Lovely place to rest. I love the old headstones and the sayings on the old carved ones. Always sad to see the baby ones. We are surely scattered away from our families and so many take their final rest - far from our families, anymore. None of my family is in the same spot.

Canyon Girl said...

So much of me wishes I had lived in one place all of my life. I'm glad you did and want to honor your community and heritage.--Inger

Tina said...

Kind of interesting what you can find there, so much history and so much to wonder about.

Cindi - Wishing for my turn said...

thx for sharing...you might enjoy Paula @ http://pl78064.blogspot.com/
she visits various country cemeteries and writes about them in her blog...she writes other stuff too...thought I would share...

barefootheart said...

A very thoughtful entry. Enjoyed it.

~Kim at Golden Pines~ said...

Hi Louise! What a thoughtful post. I envy someone like you who has such deep roots in a community and has family and friends who are connected to it also. I've been a transplant my whole life, but "think" I've got some pretty good roots here in Virginia.

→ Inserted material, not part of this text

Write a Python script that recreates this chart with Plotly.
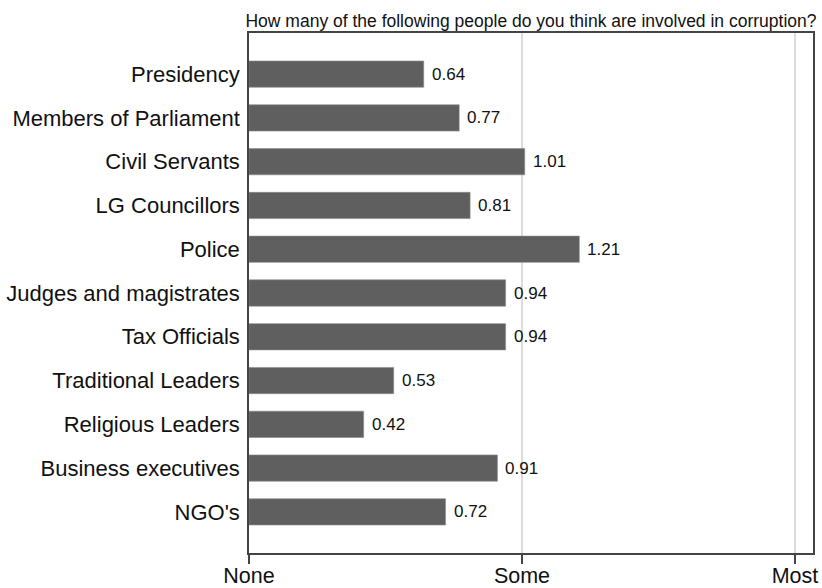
import plotly.graph_objects as go

categories = ["Presidency", "Members of Parliament", "Civil Servants", "LG Councillors",
              "Police", "Judges and magistrates", "Tax Officials", "Traditional Leaders",
              "Religious Leaders", "Business executives", "NGO's"]
values = [0.64, 0.77, 1.01, 0.81, 1.21, 0.94, 0.94, 0.53, 0.42, 0.91, 0.72]
tick_vals = [0, 1, 2]
tick_labels = ["None", "Some", "Most"]
title = "How many of the following people do you think are involved in corruption?"

FONT = "Liberation Sans, Arial, sans-serif"

fig = go.Figure()
fig.add_trace(go.Bar(
    x=values, y=categories, orientation="h",
    marker=dict(color="#5f5f5f", line=dict(color="#8a8a8a", width=0.6)),
    width=0.6,
    hoverinfo="x+y",
))

for c, v in zip(categories, values):
    fig.add_annotation(x=v, y=c, text=f"{v:.2f}", showarrow=False,
                       xanchor="left", xshift=6,
                       font=dict(family=FONT, size=17, color="#111"))

fig.update_layout(
    width=822, height=588,
    margin=dict(l=249, r=9, t=33, b=35, autoexpand=False),
    plot_bgcolor="white", paper_bgcolor="white",
    showlegend=False,
    title=dict(text=title, x=0.5, xref="paper", xanchor="center",
               y=1, yref="paper", yanchor="bottom", pad=dict(b=6),
               font=dict(family=FONT, size=17.5, color="#111")),
    font=dict(family=FONT, color="#111"),
)
fig.update_xaxes(range=[0, 2.066], tickvals=tick_vals, ticktext=tick_labels,
                 showgrid=True, gridcolor="#dcdcdc", gridwidth=1.5,
                 showline=True, linecolor="#444", linewidth=1.5, mirror=True,
                 ticks="outside", ticklen=9, tickcolor="#444", tickwidth=1.5,
                 tickfont=dict(size=21.5), zeroline=False, automargin=False,
                 ticklabelstandoff=-7)
fig.update_yaxes(autorange=False, range=[10.94, -0.94], categoryorder="array",
                 categoryarray=categories,
                 showline=True, linecolor="#444", linewidth=1.5, mirror=True,
                 ticks="", tickfont=dict(size=22), showgrid=False,
                 ticklabelstandoff=3, automargin=False)

fig.write_html("out.html", config={"displayModeBar": False},
               post_script="document.body.style.margin='0';document.body.style.overflow='hidden';")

PS: You are right about Rudi--She's to be kept on a oist "bland type" diet for the next week. I've not heard her bark and don't know if she can or not. But she doesn't seem to have problems eating, but it did take her a little longer to finish her dinner.

Vicki Lane said...

A lovely reflection -- I've visited the old graveyards of my adopted home and feel that it's helped my transplanted roots grow deeper.